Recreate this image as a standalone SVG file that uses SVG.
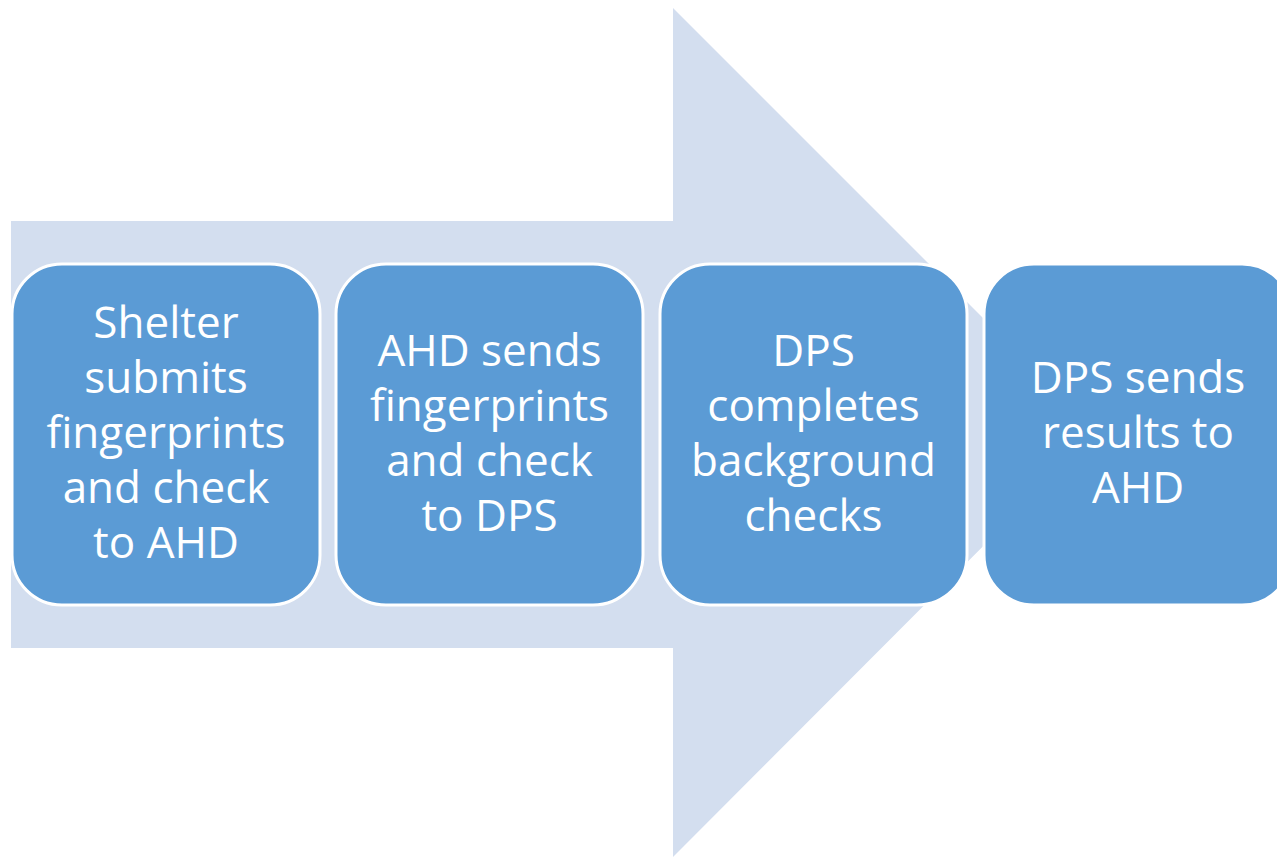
<svg xmlns="http://www.w3.org/2000/svg" width="1277" height="857" viewBox="0 0 1277 857">
<style>
.step{fill:#5B9BD5;stroke:#FFFFFF;stroke-width:3}
.lbl{font-family:"Open Sans","Liberation Sans",sans-serif;font-size:44px;fill:#FFFFFF;text-anchor:middle}
</style>
<rect width="1277" height="857" fill="#FFFFFF"/>
<g id="background-arrow">
<polygon points="11,221 673,221 673,8 1097,432 673,857 673,648 11,648" fill="#D3DEEF"/>
</g>
<g id="connectors"></g>
<g id="step1">
<rect class="step" x="12" y="264" width="308" height="341" rx="50" ry="50"/>
<text class="lbl"><tspan x="166" y="338">Shelter</tspan><tspan x="166" y="393">submits</tspan><tspan x="166" y="448">fingerprints</tspan><tspan x="166" y="503">and check</tspan><tspan x="166" y="558">to AHD</tspan></text>
</g>
<g id="step2">
<rect class="step" x="336" y="264" width="307" height="341" rx="50" ry="50"/>
<text class="lbl"><tspan x="489.5" y="366">AHD sends</tspan><tspan x="489.5" y="421">fingerprints</tspan><tspan x="489.5" y="476">and check</tspan><tspan x="489.5" y="531">to DPS</tspan></text>
</g>
<g id="step3">
<rect class="step" x="660" y="264" width="307" height="341" rx="50" ry="50"/>
<text class="lbl"><tspan x="813.5" y="366">DPS</tspan><tspan x="813.5" y="421">completes</tspan><tspan x="813.5" y="476">background</tspan><tspan x="813.5" y="531">checks</tspan></text>
</g>
<g id="step4">
<rect class="step" x="984" y="264" width="308" height="341" rx="50" ry="50"/>
<text class="lbl"><tspan x="1138" y="393">DPS sends</tspan><tspan x="1138" y="448">results to</tspan><tspan x="1138" y="503">AHD</tspan></text>
</g>
</svg>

* **Objective**
Copy the material exactly. Do not include the pictures.

* **Output for this exercise**
Recreate this image as a standalone SVG file that uses SVG.
<svg xmlns="http://www.w3.org/2000/svg" width="1277" height="857" viewBox="0 0 1277 857">
<style>
.step{fill:#5B9BD5;stroke:#FFFFFF;stroke-width:3}
.lbl{font-family:"Open Sans","Liberation Sans",sans-serif;font-size:44px;fill:#FFFFFF;text-anchor:middle}
</style>
<rect width="1277" height="857" fill="#FFFFFF"/>
<g id="background-arrow">
<polygon points="11,221 673,221 673,8 1097,432 673,857 673,648 11,648" fill="#D3DEEF"/>
</g>
<g id="connectors"></g>
<g id="step1">
<rect class="step" x="12" y="264" width="308" height="341" rx="50" ry="50"/>
<text class="lbl"><tspan x="166" y="338">Shelter</tspan><tspan x="166" y="393">submits</tspan><tspan x="166" y="448">fingerprints</tspan><tspan x="166" y="503">and check</tspan><tspan x="166" y="558">to AHD</tspan></text>
</g>
<g id="step2">
<rect class="step" x="336" y="264" width="307" height="341" rx="50" ry="50"/>
<text class="lbl"><tspan x="489.5" y="366">AHD sends</tspan><tspan x="489.5" y="421">fingerprints</tspan><tspan x="489.5" y="476">and check</tspan><tspan x="489.5" y="531">to DPS</tspan></text>
</g>
<g id="step3">
<rect class="step" x="660" y="264" width="307" height="341" rx="50" ry="50"/>
<text class="lbl"><tspan x="813.5" y="366">DPS</tspan><tspan x="813.5" y="421">completes</tspan><tspan x="813.5" y="476">background</tspan><tspan x="813.5" y="531">checks</tspan></text>
</g>
<g id="step4">
<rect class="step" x="984" y="264" width="308" height="341" rx="50" ry="50"/>
<text class="lbl"><tspan x="1138" y="393">DPS sends</tspan><tspan x="1138" y="448">results to</tspan><tspan x="1138" y="503">AHD</tspan></text>
</g>
</svg>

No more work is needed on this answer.